* Task directions
Extract, in full, the lines below, beginning at the first and ending with the line that contains "from matplotlib.colors import". Pictures do not belong in the copy.

----------

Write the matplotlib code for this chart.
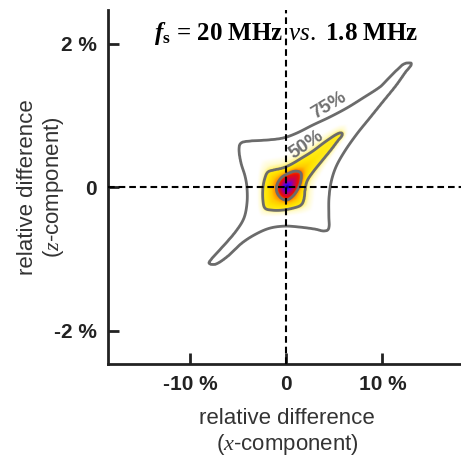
import numpy as np
import matplotlib
matplotlib.use("Agg")
import matplotlib.pyplot as plt
from matplotlib.path import Path
from matplotlib.colors import LinearSegmentedColormap

plt.rcParams['font.family'] = ['Liberation Sans', 'DejaVu Sans']
plt.rcParams['mathtext.fontset'] = 'custom'
plt.rcParams['mathtext.rm'] = 'Liberation Serif'
plt.rcParams['mathtext.it'] = 'Liberation Serif:italic'
plt.rcParams['mathtext.bf'] = 'Liberation Serif:bold'
plt.rcParams['mathtext.bfit'] = 'Liberation Serif:italic:bold'

# ---------------- data (x-component %, z-component %) ----------------
# 75 % highest-density contour
c75_x = [12.97, 12.24, 11.41, 10.57, 9.74, 7.97, 6.30, 4.53, 2.76, 1.09, -0.36, -2.03, -3.80, -4.74,
         -4.95, -4.74, -4.32, -4.11, -4.11, -4.43, -5.26, -6.51, -7.66, -8.07, -7.34,
         -6.09, -4.64, -3.18, -1.72, -0.16, 1.41, 2.97, 3.91, 4.43, 4.43, 4.43, 4.64,
         5.16, 6.09, 7.34, 8.70, 10.05, 11.41, 12.45, 12.97]
c75_y = [1.734, 1.720, 1.622, 1.510, 1.399, 1.245, 1.106, 0.980, 0.869, 0.757, 0.688, 0.660, 0.646, 0.618,
         0.520, 0.339, 0.158, -0.010, -0.219, -0.428, -0.609, -0.805, -0.972, -1.056, -1.070,
         -0.958, -0.777, -0.651, -0.568, -0.540, -0.554, -0.582, -0.609, -0.568, -0.386, -0.177, 0.060,
         0.283, 0.506, 0.743, 0.967, 1.190, 1.413, 1.608, 1.692]
# 50 % contour
c50_x = [5.78, 5.26, 4.01, 2.76, 1.61, 0.57, -0.36, -1.30, -1.93, -2.24, -2.45, -2.45, -2.24,
         -1.51, -0.47, 0.68, 1.51, 1.82, 1.93, 2.14, 2.76, 3.70, 4.64, 5.36, 5.78]
c50_y = [0.757, 0.743, 0.632, 0.506, 0.409, 0.325, 0.269, 0.241, 0.213, 0.130, -0.010, -0.177, -0.289,
         -0.317, -0.317, -0.289, -0.247, -0.163, -0.038, 0.088, 0.213, 0.367, 0.520, 0.646, 0.715]
# innermost contour
cin_x = [1.51, 0.89, 0.05, -0.57, -0.99, -0.99, -0.57, 0.05, 0.68, 1.20, 1.51]
cin_y = [0.199, 0.227, 0.185, 0.130, 0.032, -0.066, -0.149, -0.177, -0.121, -0.024, 0.088]
peak_x, peak_y = 0.0, 0.0

contour_levels = [1, 2, 3]
contour_texts = ['75%', '50%']
contour_text_x = [4.48, 2.14]
contour_text_y = [1.14, 0.59]
contour_text_rot = [31, 34]

xticks = [-10, 0, 10]
xticklabels = ['-10 %', '0', '10 %']
yticks = [-2, 0, 2]
yticklabels = ['-2 %', '0', '2 %']

# ---------------- density-like field built from the contours ----------------
SX, SY = 9.6, 71.7   # isotropic metric (display px per %)


def catmull(xs, ys, n=6):
    P = np.column_stack([np.asarray(xs) * SX, np.asarray(ys) * SY])
    m = len(P)
    t = np.linspace(0, 1, n, endpoint=False)[:, None]
    out = []
    for i in range(m):
        p0, p1, p2, p3 = P[i - 1], P[i], P[(i + 1) % m], P[(i + 2) % m]
        seg = 0.5 * (2 * p1 + (-p0 + p2) * t + (2 * p0 - 5 * p1 + 4 * p2 - p3) * t ** 2
                     + (-p0 + 3 * p1 - 3 * p2 + p3) * t ** 3)
        out.append(seg)
    return np.vstack(out)


def signed_dist(poly, pts):
    d = np.full(len(pts), np.inf)
    b = np.roll(poly, -1, axis=0)
    for (ax_, ay_), (bx_, by_) in zip(poly, b):
        dx, dy = bx_ - ax_, by_ - ay_
        L2 = dx * dx + dy * dy + 1e-12
        t = np.clip(((pts[:, 0] - ax_) * dx + (pts[:, 1] - ay_) * dy) / L2, 0, 1)
        ex = pts[:, 0] - ax_ - t * dx
        ey = pts[:, 1] - ay_ - t * dy
        d = np.minimum(d, ex * ex + ey * ey)
    d = np.sqrt(d)
    inside = Path(poly).contains_points(pts)
    return np.where(inside, d, -d)


gx = np.linspace(-10.5, 15.0, 420)
gy = np.linspace(-1.5, 2.1, 430)
GX, GY = np.meshgrid(gx, gy)
pts = np.column_stack([GX.ravel() * SX, GY.ravel() * SY])

d1 = signed_dist(catmull(c75_x, c75_y), pts)
d2 = signed_dist(catmull(c50_x, c50_y), pts)
d3 = signed_dist(catmull(cin_x, cin_y), pts)
r = np.hypot(pts[:, 0] - peak_x * SX, pts[:, 1] - peak_y * SY)

with np.errstate(divide='ignore', invalid='ignore'):
    F = np.where(d1 < 0, 1 - (-d1) / (-d1 + 15.0),
        np.where(d2 < 0, 1 + d1 / (d1 - d2),
        np.where(d3 < 0, 2 + d2 / (d2 - d3),
                 3 + d3 / (d3 + r + 1e-9))))
F = F.reshape(GX.shape)

cnodes = [(0.0, '#ffffff'), (1.0, '#ffffff'), (1.6, '#ffffff'), (1.82, '#fffbd0'),
          (1.95, '#fff27a'), (2.0, '#ffec20'), (2.3, '#ffe400'), (2.6, '#ffc800'),
          (2.85, '#ff9000'), (3.0, '#ff5000'), (3.2, '#e81000'), (3.45, '#c00060'),
          (3.65, '#7000d0'), (3.82, '#3000f8'), (3.93, '#10008a'), (4.0, '#000020')]
cmap = LinearSegmentedColormap.from_list('dens', [(v / 4.0, c) for v, c in cnodes])

# ---------------- figure ----------------
fig = plt.figure(figsize=(4.61, 4.57), dpi=100)
ax = fig.add_axes([108 / 461, 1 - 364 / 457, 1 - 108 / 461, (364 - 10) / 457])

ax.imshow(F, extent=[gx[0], gx[-1], gy[0], gy[-1]], origin='lower', cmap=cmap,
          vmin=0, vmax=4, interpolation='bilinear', aspect='auto', zorder=1)
ax.contour(GX, GY, F, levels=contour_levels, colors='#6b6b6b', linewidths=2.0, zorder=2)

for txt, tx, ty, rot in zip(contour_texts, contour_text_x, contour_text_y, contour_text_rot):
    ax.text(tx, ty, txt, rotation=rot, color='#707070', fontsize=13.5, fontweight='bold',
            ha='center', va='center', rotation_mode='anchor', zorder=3)

ax.axhline(0, color='black', lw=1.5, ls=(0, (3.2, 1.9)), zorder=4)
ax.axvline(0, color='black', lw=1.5, ls=(0, (3.2, 1.9)), zorder=4)

ax.set_xlim(-18.6, 18.2)
ax.set_ylim(-2.46, 2.47)

for s in ['top', 'right']:
    ax.spines[s].set_visible(False)
for s in ['left', 'bottom']:
    ax.spines[s].set_linewidth(2.0)
    ax.spines[s].set_color('#222222')

ax.set_xticks(xticks)
ax.set_xticklabels(xticklabels)
ax.set_yticks(yticks)
ax.set_yticklabels(yticklabels)
ax.tick_params(direction='in', length=8, width=2, color='#222222', labelsize=15,
               labelcolor='#222222', pad=8)
for lab in ax.get_xticklabels() + ax.get_yticklabels():
    lab.set_fontweight('bold')

ax.set_xlabel('relative difference\n($\\mathit{x}$-component)', fontsize=16, color='#333333',
              linespacing=1.15)
ax.set_ylabel('relative difference\n($\\mathit{z}$-component)', fontsize=16, color='#333333',
              linespacing=1.15)
ax.xaxis.set_label_coords(0.508, -0.125)
ax.yaxis.set_label_coords(-0.12, 0.5)

ax.text(0.505, 0.915, '$\\mathbfit{f}_{\\mathbf{s}}$ = 20 MHz $\\mathit{vs.}$ 1.8 MHz',
        transform=ax.transAxes, ha='center', va='baseline', fontsize=18,
        fontfamily='Liberation Serif', fontweight='bold', color='black', zorder=5)

fig.savefig('out.png', dpi=100)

----------

* Complete response
Write the matplotlib code for this chart.
import numpy as np
import matplotlib
matplotlib.use("Agg")
import matplotlib.pyplot as plt
from matplotlib.path import Path
from matplotlib.colors import LinearSegmentedColormap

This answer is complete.